Where The Wild Ladies Are — Aoko Matsuda | Reading journal

Where The Wild Ladies Are — Aoko Matsuda | Reading journal

I love short stories, and I love myth retellings — if you, too, love both of those things, then you’ll have a blast with Where the Wild Ladies Are. It’s a collection of retellings of Japanese myths, and set in Japan, using many of the historical locations as a backdrop.

What I enjoyed especially is how Matsuda uses various perspectives and narrative styles to tell these stories; as well as keeping the stories interconnected so they all take place in the same universe. “The Jealous Type” does this in an extraordinary way. It’s one of the stories that first stick out because of its POV (second person singular, speaking directly not to the reader, but to a character), and when the punchline clicks and it becomes clear how this story connects to the wider universe, it’s a genius twist. (The content of the story itself, by contrast, is dark.) I don’t want to spoil it, so I can’t explain in any more detail why it’s so good, which pains me. Combined with the story’s title, though, perhaps you can guess.

All of these stories — and the people and myths the retellings connect — have death at their centre. If the protagonist isn’t dead, then someone is; but that state does not deny them contact with the living. Some stories are romantic and/or bittersweet, others are just genuinely adorable. Some, satisfyingly tragic and cathartic.

Where there’s death, there’s love: love lost, love remembered, love won, love squandered. Platonic, romantic, familial, love in all its forms.

Most characters pop up more than once, and it’s so satisfying, every time, to meet someone again and learn just a little more about them. Just a smidge… there’s still plenty of mystery surrounding what, exactly, half of these characters actually do. But we know a little bit about what’s important to them, especially in how they deal with the living (or the dead).

There is nostalgia, and longing, but also a sense of moving on in many of the stories. There is kindness, so much of it; but trickers, too, and cruelty. It sits in the cracks between the stones of old wells and temples, castles. Best of all, however, there is transformation. The stories themselves are a transformative act, taking myths and telling them anew, but the women, too, transform themselves. In my head, many of the characters in this collection feel in conversation with Clarice Lispector’s Joana in Near to the Wild Heart, and with Keiko in Sayaka Murata’s Convenience Store Woman. They have such rich inner lives that they internalise almost entirely in order to be accepted. But in Where the Wild Ladies Are, there is liberation of these inner selves. All of this comes from myth, and some of it comes from horror. All (or almost all) of these women… are ghosts.

And Mr Tei respects their extraordinary talents. There’s that wonderful component of the afterlife being an office job (provided you are chosen), with some of the corporate oddities — and even top secret Research + Development! — that that entails. But the wonder is that it’s not just an office: it’s a factory, where products are made (by yet living people) for the living. Incense, for instance, that is supposed to let the left behind communicate with a deceased loved one. The dead, under the careful guidance of Mr Tei, care for the living.

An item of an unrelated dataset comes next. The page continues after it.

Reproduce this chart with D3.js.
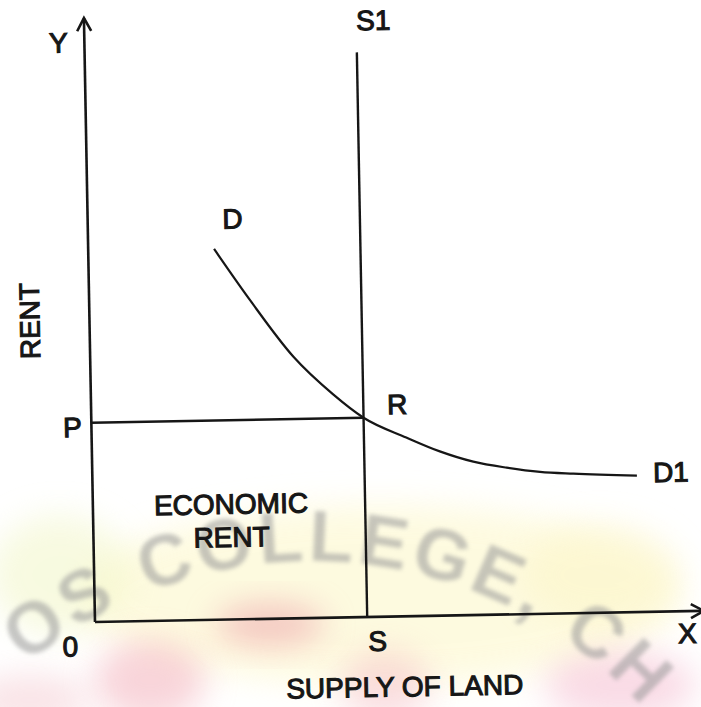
<!DOCTYPE html>
<html>
<head>
<meta charset="utf-8">
<script src="https://cdn.jsdelivr.net/npm/d3@7"></script>
<style>
  html, body { margin: 0; padding: 0; background: #fff; }
  svg { display: block; }
</style>
</head>
<body>
<svg id="chart" width="701" height="707"></svg>
<script>
// Demand curve for land: quantity of land vs rent
const demandQty  = [2.08, 2.66, 3.36, 4.0, 4.5, 5.2, 5.75, 6.3, 6.85, 7.4, 7.95, 9.0];
const demandRent = [6.14, 5.28, 4.33, 3.70, 3.30, 2.96, 2.72, 2.54, 2.43, 2.35, 2.31, 2.26];

// Fixed supply of land (vertical S-S1) and equilibrium rent P
const supplyQty = 4.5;
const supplyTop = 9.35;
const rentP = 3.3;

// Text labels
const axisNames = { y: "Y", x: "X", origin: "0", xTitle: "SUPPLY OF LAND", yTitle: "RENT" };
const curveNames = { demandStart: "D", demandEnd: "D1", supplyTop: "S1", supplyBase: "S", equilibrium: "R", price: "P" };
const areaLabel = ["ECONOMIC", "RENT"];
const watermark = "OS COLLEGE, CH";

const svg = d3.select("#chart");
const ink = "#161616";
const font = "'Liberation Sans', Arial, Helvetica, sans-serif";

// ---------- faint printed watermark in the lower part ----------
const defs = svg.append("defs");
defs.append("filter").attr("id", "soft").attr("x", "-50%").attr("y", "-50%").attr("width", "200%").attr("height", "200%")
  .append("feGaussianBlur").attr("stdDeviation", 16);
defs.append("filter").attr("id", "softText")
  .append("feGaussianBlur").attr("stdDeviation", 2.2);

const wm = svg.append("g").attr("class", "watermark");
const blobs = [
  { cx: 380, cy: 595, rx: 300, ry: 90,  fill: "#fdf7c6", o: 0.55 },
  { cx: 60,  cy: 575, rx: 70,  ry: 60,  fill: "#f2f6c8", o: 0.55 },
  { cx: 600, cy: 575, rx: 80,  ry: 50,  fill: "#fcf5c8", o: 0.55 },
  { cx: 150, cy: 680, rx: 55,  ry: 40,  fill: "#f2aab6", o: 0.5 },
  { cx: 270, cy: 625, rx: 55,  ry: 22,  fill: "#ec98a4", o: 0.5 },
  { cx: 385, cy: 685, rx: 45,  ry: 35,  fill: "#f4b8c2", o: 0.45 },
  { cx: 620, cy: 685, rx: 75,  ry: 35,  fill: "#f3b0c8", o: 0.45 },
  { cx: 30,  cy: 700, rx: 60,  ry: 25,  fill: "#f1bac2", o: 0.4 }
];
wm.selectAll("ellipse").data(blobs).join("ellipse")
  .attr("cx", d => d.cx).attr("cy", d => d.cy)
  .attr("rx", d => d.rx).attr("ry", d => d.ry)
  .attr("fill", d => d.fill).attr("opacity", d => d.o)
  .attr("filter", "url(#soft)");

const arcR = 447, arcCx = 312, arcCy = 1008;
defs.append("path").attr("id", "wmArc")
  .attr("d", `M${arcCx - arcR},${arcCy} A${arcR},${arcR} 0 0 1 ${arcCx + arcR},${arcCy}`);
wm.append("text")
  .attr("font-family", font).attr("font-weight", "bold").attr("font-size", 72)
  .attr("letter-spacing", 4.4).attr("word-spacing", 4)
  .attr("fill", "#999999").attr("opacity", 0.55).attr("filter", "url(#softText)")
  .append("textPath").attr("href", "#wmArc").attr("startOffset", 392)
  .text(watermark);

// ---------- chart ----------
const x = d3.scaleLinear().domain([0, 10]).range([95, 700]);
const y = d3.scaleLinear().domain([0, 10]).range([622, 18]);

// the whole figure sits at a slight tilt
const g = svg.append("g").attr("transform", `rotate(-1.05, ${x(0)}, ${y(0)})`);

// axes
g.append("line").attr("x1", x(0)).attr("y1", y(0)).attr("x2", x(0)).attr("y2", y(10))
  .attr("stroke", ink).attr("stroke-width", 2.6);
g.append("line").attr("x1", x(0)).attr("y1", y(0)).attr("x2", x(10) + 4).attr("y2", y(0))
  .attr("stroke", ink).attr("stroke-width", 2.6);
// arrowheads
g.append("path")
  .attr("d", `M${x(0) - 7},${y(10) + 13} L${x(0)},${y(10)} L${x(0) + 7},${y(10) + 13}`)
  .attr("fill", "none").attr("stroke", ink).attr("stroke-width", 2.6).attr("stroke-linejoin", "miter");
g.append("path")
  .attr("d", `M${x(10) - 9},${y(0) - 7} L${x(10) + 4},${y(0)} L${x(10) - 9},${y(0) + 7}`)
  .attr("fill", "none").attr("stroke", ink).attr("stroke-width", 2.6);

// supply line S-S1
g.append("line")
  .attr("x1", x(supplyQty)).attr("y1", y(0))
  .attr("x2", x(supplyQty)).attr("y2", y(supplyTop))
  .attr("stroke", ink).attr("stroke-width", 2.4);

// rent line P-R
g.append("line")
  .attr("x1", x(0)).attr("y1", y(rentP))
  .attr("x2", x(supplyQty)).attr("y2", y(rentP))
  .attr("stroke", ink).attr("stroke-width", 2.4);

// demand curve D-D1
const demand = demandQty.map((q, i) => [q, demandRent[i]]);
g.append("path")
  .datum(demand)
  .attr("d", d3.line().x(d => x(d[0])).y(d => y(d[1])).curve(d3.curveMonotoneX))
  .attr("fill", "none").attr("stroke", ink).attr("stroke-width", 2.2);

// labels
function label(txt, px, py, anchor = "middle") {
  return g.append("text")
    .attr("x", px).attr("y", py)
    .attr("text-anchor", anchor)
    .attr("font-family", font).attr("font-size", 28)
    .attr("fill", ink).attr("stroke", ink).attr("stroke-width", 1.1)
    .text(txt);
}
const first = demand[0], last = demand[demand.length - 1];
label(axisNames.y, x(0) - 26, y(10) + 34);
label(curveNames.supplyTop, x(supplyQty) + 17, y(supplyTop) - 22);
label(curveNames.demandStart, x(first[0]) + 19, y(first[1]) - 20);
label(curveNames.equilibrium, x(supplyQty) + 34, y(rentP) - 3);
label(curveNames.demandEnd, x(last[0]) + 34, y(last[1]) + 7);
label(curveNames.price, x(0) - 19, y(rentP) + 14);
label(axisNames.origin, x(0) - 25, y(0) + 34);
label(curveNames.supplyBase, x(supplyQty) + 10, y(0) + 34);
label(axisNames.x, x(10) - 13, y(0) + 32);

const boxCx = (x(0) + x(supplyQty)) / 2, boxCy = (y(0) + y(rentP)) / 2;
label(areaLabel[0], boxCx + 2, boxCy - 6);
label(areaLabel[1], boxCx + 2, boxCy + 27);

label(axisNames.xTitle, (x(0) + x(10)) / 2 + 6, y(0) + 80);

g.append("text")
  .attr("transform", `translate(${x(0) - 50}, ${(y(0) + y(10)) / 2}) rotate(-90)`)
  .attr("text-anchor", "middle")
  .attr("font-family", font).attr("font-size", 28)
  .attr("fill", ink).attr("stroke", ink).attr("stroke-width", 1.1)
  .text(axisNames.yTitle);
</script>
</body>
</html>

They learn to care for themselves, too: women, living and dead, who cast off the shackles of beauty standards and just look, wear, and do whatever the hell they want. “Having a Blast” is appropriately titled that way. Its protagonist, a woman who died young, left a husband and a kid, and found she didn’t mind so much when her husband remarried quite soon after, is delighted that women on earth have finally caught up with her style. She first mourned her shorn, bald head after burial, but now she keeps her buzzcut, and she’s been wearing ripped jeans and combat boots longer than we’ve all been alive. What took us so long to discover punk? Her husband and his second wife are dead now, too, and I’m kind of rooting for a ghostly OT3. Anyhow— 

Where the Wild Ladies Are is about women who do things their own way. Who want to break free from stereotypes, bad relationships, expectations that do not suit them, and, sometimes, their own histories. Some find the freedom to do so only in death, others receive the help they need from the other side. Be that the single mother who is looked after by a ghostly matron carrying sweets for her child, or the young shopkeeper who may or may not be the spirit of a well who meets a dashing young man and finally gets to decide for herself. There is revenge in these stories, too: women who were wronged and are now transformed.

Each story on its own is wonderfully strange, and when they all come together, the collection becomes so rich. But nothing fades into each other, even though the retellings are short, they let you connect with each character on their own, so deftly woven is each piece.

My absolute favourite: “Quite a Catch.” It’s queer, marvellously tender, and it gives a young woman and her supernatural girlfriend a happy ending. Something we desperately need more of.